— SHORT TASK —
Leave out the pictures and reproduce all of the data exactly.

— GIVEN DATA —
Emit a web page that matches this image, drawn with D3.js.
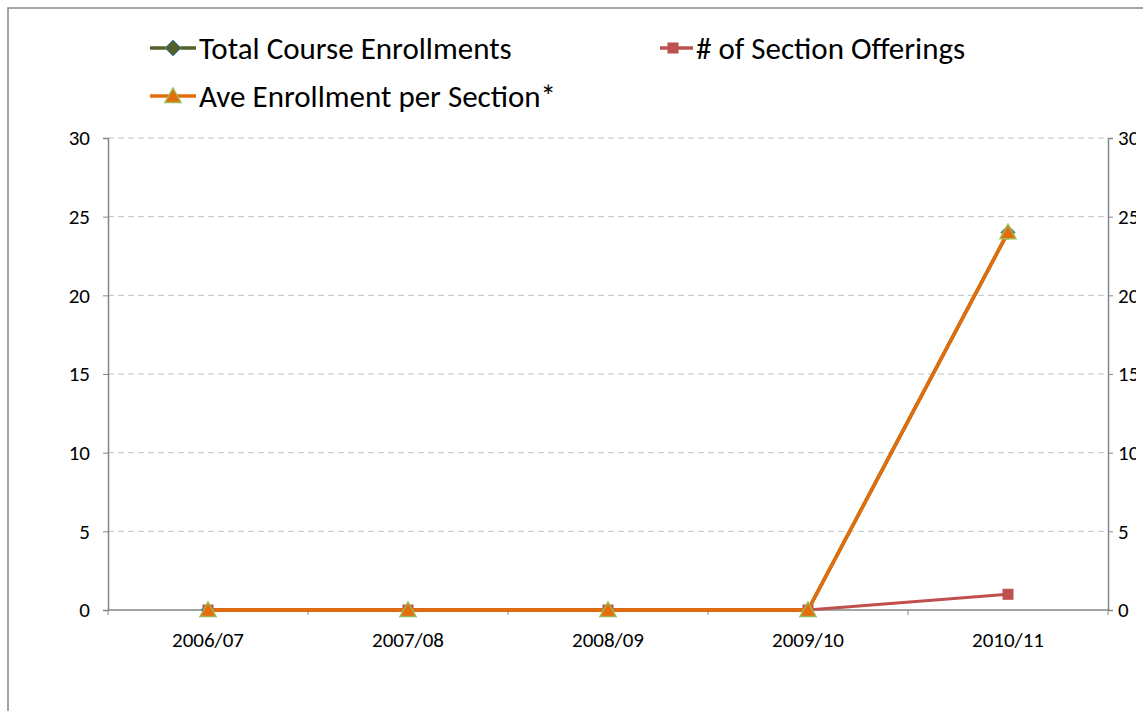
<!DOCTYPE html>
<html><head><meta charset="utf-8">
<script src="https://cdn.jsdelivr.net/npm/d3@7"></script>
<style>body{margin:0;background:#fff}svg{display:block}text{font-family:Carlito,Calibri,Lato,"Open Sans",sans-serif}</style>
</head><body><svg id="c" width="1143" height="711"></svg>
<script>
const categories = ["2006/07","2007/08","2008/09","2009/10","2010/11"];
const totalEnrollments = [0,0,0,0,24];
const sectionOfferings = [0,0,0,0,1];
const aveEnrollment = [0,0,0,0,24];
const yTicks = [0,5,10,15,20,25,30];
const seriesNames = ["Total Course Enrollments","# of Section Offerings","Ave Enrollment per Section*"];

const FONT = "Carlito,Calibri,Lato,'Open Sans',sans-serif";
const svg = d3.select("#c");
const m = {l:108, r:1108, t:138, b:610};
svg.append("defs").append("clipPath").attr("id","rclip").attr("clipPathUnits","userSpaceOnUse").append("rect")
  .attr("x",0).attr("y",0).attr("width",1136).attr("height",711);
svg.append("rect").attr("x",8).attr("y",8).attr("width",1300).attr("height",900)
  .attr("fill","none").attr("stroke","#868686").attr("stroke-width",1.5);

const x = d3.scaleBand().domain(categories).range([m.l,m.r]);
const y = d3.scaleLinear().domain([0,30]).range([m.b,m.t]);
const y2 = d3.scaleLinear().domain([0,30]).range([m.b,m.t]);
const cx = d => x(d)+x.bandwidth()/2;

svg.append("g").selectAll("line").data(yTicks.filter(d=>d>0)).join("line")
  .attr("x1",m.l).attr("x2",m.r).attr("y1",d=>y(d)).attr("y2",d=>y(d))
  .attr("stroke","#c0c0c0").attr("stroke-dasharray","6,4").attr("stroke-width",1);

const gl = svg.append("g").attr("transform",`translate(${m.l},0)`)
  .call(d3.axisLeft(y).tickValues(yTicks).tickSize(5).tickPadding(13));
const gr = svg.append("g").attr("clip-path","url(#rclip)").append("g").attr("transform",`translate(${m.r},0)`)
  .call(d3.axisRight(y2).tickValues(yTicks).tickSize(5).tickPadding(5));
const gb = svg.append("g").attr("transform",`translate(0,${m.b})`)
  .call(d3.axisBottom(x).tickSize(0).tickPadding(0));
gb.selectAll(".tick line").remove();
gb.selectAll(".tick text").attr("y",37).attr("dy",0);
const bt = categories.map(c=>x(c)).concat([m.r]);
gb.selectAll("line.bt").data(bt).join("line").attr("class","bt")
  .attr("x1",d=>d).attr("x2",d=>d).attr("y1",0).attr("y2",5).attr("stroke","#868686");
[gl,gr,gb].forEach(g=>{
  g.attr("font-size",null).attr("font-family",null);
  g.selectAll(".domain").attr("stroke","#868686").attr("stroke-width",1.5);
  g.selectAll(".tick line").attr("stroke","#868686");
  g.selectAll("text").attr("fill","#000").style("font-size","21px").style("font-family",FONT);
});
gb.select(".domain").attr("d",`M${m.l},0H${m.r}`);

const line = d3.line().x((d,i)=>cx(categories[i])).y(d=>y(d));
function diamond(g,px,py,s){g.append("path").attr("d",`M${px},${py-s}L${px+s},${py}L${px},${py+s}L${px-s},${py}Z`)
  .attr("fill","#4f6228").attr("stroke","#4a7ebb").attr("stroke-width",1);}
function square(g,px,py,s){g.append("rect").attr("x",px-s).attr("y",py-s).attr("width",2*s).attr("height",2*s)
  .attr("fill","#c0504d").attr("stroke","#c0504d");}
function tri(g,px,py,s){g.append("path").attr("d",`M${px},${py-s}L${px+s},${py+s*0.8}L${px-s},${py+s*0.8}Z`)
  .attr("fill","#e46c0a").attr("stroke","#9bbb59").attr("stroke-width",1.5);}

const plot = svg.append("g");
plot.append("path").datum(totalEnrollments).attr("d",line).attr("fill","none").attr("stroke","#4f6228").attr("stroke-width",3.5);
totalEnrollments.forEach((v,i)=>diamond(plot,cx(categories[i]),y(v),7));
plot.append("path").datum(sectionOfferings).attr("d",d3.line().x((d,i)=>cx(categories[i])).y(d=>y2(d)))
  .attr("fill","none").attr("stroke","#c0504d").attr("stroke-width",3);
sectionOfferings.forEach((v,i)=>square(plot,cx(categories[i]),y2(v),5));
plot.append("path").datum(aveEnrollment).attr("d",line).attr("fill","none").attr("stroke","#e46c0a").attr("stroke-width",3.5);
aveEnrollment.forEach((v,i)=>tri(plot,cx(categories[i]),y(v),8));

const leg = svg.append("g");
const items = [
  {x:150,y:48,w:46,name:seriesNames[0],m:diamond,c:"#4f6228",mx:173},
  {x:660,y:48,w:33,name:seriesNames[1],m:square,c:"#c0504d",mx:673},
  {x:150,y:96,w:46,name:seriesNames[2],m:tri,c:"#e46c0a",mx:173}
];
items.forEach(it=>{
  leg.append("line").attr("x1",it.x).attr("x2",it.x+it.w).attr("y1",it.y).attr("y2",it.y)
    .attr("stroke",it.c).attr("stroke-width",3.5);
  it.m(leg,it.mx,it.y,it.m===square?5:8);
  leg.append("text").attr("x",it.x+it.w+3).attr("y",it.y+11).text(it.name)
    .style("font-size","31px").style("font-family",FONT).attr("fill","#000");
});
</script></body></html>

— ANSWER IN FULL —
Emit a web page that matches this image, drawn with D3.js.
<!DOCTYPE html>
<html><head><meta charset="utf-8">
<script src="https://cdn.jsdelivr.net/npm/d3@7"></script>
<style>body{margin:0;background:#fff}svg{display:block}text{font-family:Carlito,Calibri,Lato,"Open Sans",sans-serif}</style>
</head><body><svg id="c" width="1143" height="711"></svg>
<script>
const categories = ["2006/07","2007/08","2008/09","2009/10","2010/11"];
const totalEnrollments = [0,0,0,0,24];
const sectionOfferings = [0,0,0,0,1];
const aveEnrollment = [0,0,0,0,24];
const yTicks = [0,5,10,15,20,25,30];
const seriesNames = ["Total Course Enrollments","# of Section Offerings","Ave Enrollment per Section*"];

const FONT = "Carlito,Calibri,Lato,'Open Sans',sans-serif";
const svg = d3.select("#c");
const m = {l:108, r:1108, t:138, b:610};
svg.append("defs").append("clipPath").attr("id","rclip").attr("clipPathUnits","userSpaceOnUse").append("rect")
  .attr("x",0).attr("y",0).attr("width",1136).attr("height",711);
svg.append("rect").attr("x",8).attr("y",8).attr("width",1300).attr("height",900)
  .attr("fill","none").attr("stroke","#868686").attr("stroke-width",1.5);

const x = d3.scaleBand().domain(categories).range([m.l,m.r]);
const y = d3.scaleLinear().domain([0,30]).range([m.b,m.t]);
const y2 = d3.scaleLinear().domain([0,30]).range([m.b,m.t]);
const cx = d => x(d)+x.bandwidth()/2;

svg.append("g").selectAll("line").data(yTicks.filter(d=>d>0)).join("line")
  .attr("x1",m.l).attr("x2",m.r).attr("y1",d=>y(d)).attr("y2",d=>y(d))
  .attr("stroke","#c0c0c0").attr("stroke-dasharray","6,4").attr("stroke-width",1);

const gl = svg.append("g").attr("transform",`translate(${m.l},0)`)
  .call(d3.axisLeft(y).tickValues(yTicks).tickSize(5).tickPadding(13));
const gr = svg.append("g").attr("clip-path","url(#rclip)").append("g").attr("transform",`translate(${m.r},0)`)
  .call(d3.axisRight(y2).tickValues(yTicks).tickSize(5).tickPadding(5));
const gb = svg.append("g").attr("transform",`translate(0,${m.b})`)
  .call(d3.axisBottom(x).tickSize(0).tickPadding(0));
gb.selectAll(".tick line").remove();
gb.selectAll(".tick text").attr("y",37).attr("dy",0);
const bt = categories.map(c=>x(c)).concat([m.r]);
gb.selectAll("line.bt").data(bt).join("line").attr("class","bt")
  .attr("x1",d=>d).attr("x2",d=>d).attr("y1",0).attr("y2",5).attr("stroke","#868686");
[gl,gr,gb].forEach(g=>{
  g.attr("font-size",null).attr("font-family",null);
  g.selectAll(".domain").attr("stroke","#868686").attr("stroke-width",1.5);
  g.selectAll(".tick line").attr("stroke","#868686");
  g.selectAll("text").attr("fill","#000").style("font-size","21px").style("font-family",FONT);
});
gb.select(".domain").attr("d",`M${m.l},0H${m.r}`);

const line = d3.line().x((d,i)=>cx(categories[i])).y(d=>y(d));
function diamond(g,px,py,s){g.append("path").attr("d",`M${px},${py-s}L${px+s},${py}L${px},${py+s}L${px-s},${py}Z`)
  .attr("fill","#4f6228").attr("stroke","#4a7ebb").attr("stroke-width",1);}
function square(g,px,py,s){g.append("rect").attr("x",px-s).attr("y",py-s).attr("width",2*s).attr("height",2*s)
  .attr("fill","#c0504d").attr("stroke","#c0504d");}
function tri(g,px,py,s){g.append("path").attr("d",`M${px},${py-s}L${px+s},${py+s*0.8}L${px-s},${py+s*0.8}Z`)
  .attr("fill","#e46c0a").attr("stroke","#9bbb59").attr("stroke-width",1.5);}

const plot = svg.append("g");
plot.append("path").datum(totalEnrollments).attr("d",line).attr("fill","none").attr("stroke","#4f6228").attr("stroke-width",3.5);
totalEnrollments.forEach((v,i)=>diamond(plot,cx(categories[i]),y(v),7));
plot.append("path").datum(sectionOfferings).attr("d",d3.line().x((d,i)=>cx(categories[i])).y(d=>y2(d)))
  .attr("fill","none").attr("stroke","#c0504d").attr("stroke-width",3);
sectionOfferings.forEach((v,i)=>square(plot,cx(categories[i]),y2(v),5));
plot.append("path").datum(aveEnrollment).attr("d",line).attr("fill","none").attr("stroke","#e46c0a").attr("stroke-width",3.5);
aveEnrollment.forEach((v,i)=>tri(plot,cx(categories[i]),y(v),8));

const leg = svg.append("g");
const items = [
  {x:150,y:48,w:46,name:seriesNames[0],m:diamond,c:"#4f6228",mx:173},
  {x:660,y:48,w:33,name:seriesNames[1],m:square,c:"#c0504d",mx:673},
  {x:150,y:96,w:46,name:seriesNames[2],m:tri,c:"#e46c0a",mx:173}
];
items.forEach(it=>{
  leg.append("line").attr("x1",it.x).attr("x2",it.x+it.w).attr("y1",it.y).attr("y2",it.y)
    .attr("stroke",it.c).attr("stroke-width",3.5);
  it.m(leg,it.mx,it.y,it.m===square?5:8);
  leg.append("text").attr("x",it.x+it.w+3).attr("y",it.y+11).text(it.name)
    .style("font-size","31px").style("font-family",FONT).attr("fill","#000");
});
</script></body></html>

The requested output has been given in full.